How to

Rigging the Right Way

IF you want to consistently catch decent fish you need to be able to consistently tie good knots. Sure, you hear stories of fishos fluking a monster jewie or snapper on crappy gear and low grade knots, but to land big fish on a regular basis means you need to have your act together. This doesn’t mean you need to tie the most complex knots around or do a Ph.D in rigging. I often think many anglers over complicate their rigs when a simpler method would provide comparable results.

To maximise your efficiency on the water you need to be disciplined and stick to a few basic rules (such as the following favourites of mine). If you follow these sort of fundamental fishing basics  you’ll find you’ll soon be catching more fish!   

(1) Look after your line: If you fish hard and often, you should regularly replace your reel’s working line load. I’m a devotee of top-shotting as the line at the bottom of the spool rarely, if ever, sees the light of day. I think I’ve only been spooled once in my fishing career and that was while live baiting the rocks at Port Stephens by a fish that was way too big for the light tackle I was fishing. Also, don’t tolerate worn or abraded fishing line. If you feel any nicks in the line, cut it off and rig again. If I’m going away on an extended fishing trip to the tropics or overseas I always spool all my reels up with new line prior to leaving. It’s false economy to spend thousands of dollars on the trip of a lifetime to get there and lose that giant barra/marlin/tarpon you’ve dreamed about because you were too slack to spool up a few reels. Fishing line, particularly monofilament, is still relatively cheap when compared to air fares and accommodation. Despite the big swing over to GSP braided lines in recent years, I’m still a big fan of  mono for fishing where lines are exposed to abrasion from rocks and barnacles. You just can’t beat a tough mono such  as Rovex 10X for chasing drummer or high speed spinning off the rocks, in my opinion.

(2) Stay sharp: As far as hooks go if they’re traditional patterns they shouldn’t go in the water without being sharpened. I have a good set of rigging tools with me on all trips that includes a diamond file for small hook patterns, a small smooth file for heavier hooks, a pair of quality split rings pliers, and a pair of cutters that can cut both GSP and mono lines. Chemically sharpened hooks have certainly made things a lot easier these days, although I must admit that some brands seem to lose their points relatively quickly and require re-sharpening. Make sure you never put used hooks back in the packet with your new ones. For hooks used in saltwater that is a guaranteed recipe for a corrosion ruined  hook supply. Many experienced anglers only take a small container containing the amount of hooks they’ll require for the session and leave the remaining bulk packets at home.     

The range of hooks, trebles and jig heads out there these days is mind-blowing. Anglers have never had it so good.

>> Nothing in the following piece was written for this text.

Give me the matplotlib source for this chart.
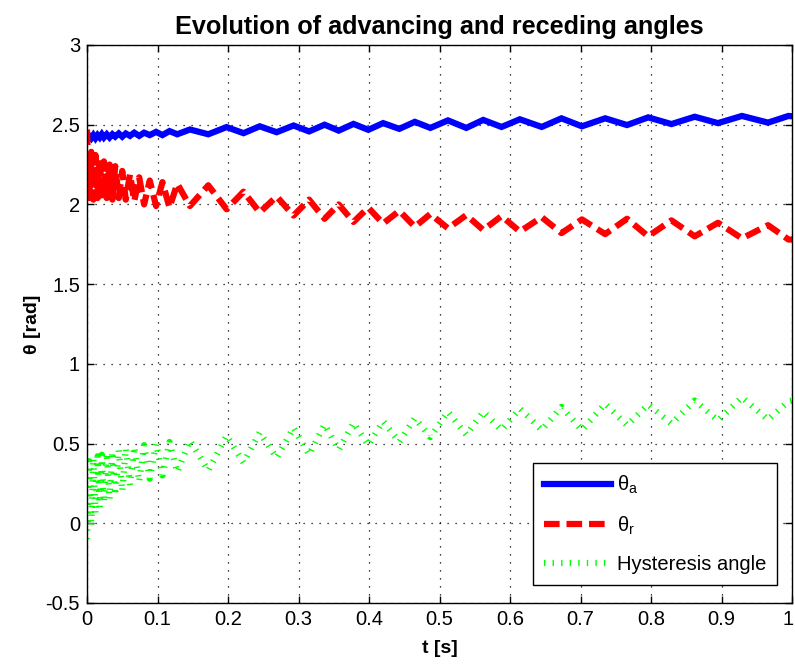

These days I’m keeping a log of the really good patterns and what they are particularly suited to chasing. For instance, I try a certain type of lead jig head for chasing dusky flathead with soft plastics so I’ll record the brand of jig head, the style, the weight and the hook size. I’ll also record what style of soft plastic tail and the fishing scenario that the jig head best suits.

Many of the lures now being imported into the country are equipped with inferior hooks and split rings that just aren’t up to coping with the pressure exerted on them by our high-powered sportfish. It pisses me off no end that you have to pay good money for a lure only to throw the crappy hooks and rings in the bin, but that’s just the way it is, unfortunately. Replace them with quality terminals appropriate for the species you’re targeting. 

(3) Go light: Fish definitely aren’t getting any easier to catch so be open  to embracing new technology such as fluorocarbon leader material and trying out new knots. Always remember that lighter lines will get you more bites in the long run. When rigging take your time forming your knots and pulling them up, and always lubricate them with saliva to avoid friction damage. Any knot that doesn’t appear to have pulled up and formed correctly should be rejected, cut off and tied again. Once the knot is complete take care to cut the tag end off without damaging the formed knot. With practice you’ll come to know how close you can cut off the tag end for each different connection. Work at developing a range of quality knots that will cover all fishing and rigging situations. Practice them till you are competent to tie them in all circumstances, particularly under pressure when you need to get back in the water quickly to take advantage of a hot bite. 

(4) Keep it clean: Lastly, ensure you pick up your rubbish – especially discarded fishing line – at the end of the day and take it home to be disposed of responsibly. Recreational anglers have never before been under such scrutiny from green groups and government authorities so it’s up to all of us to do the right thing.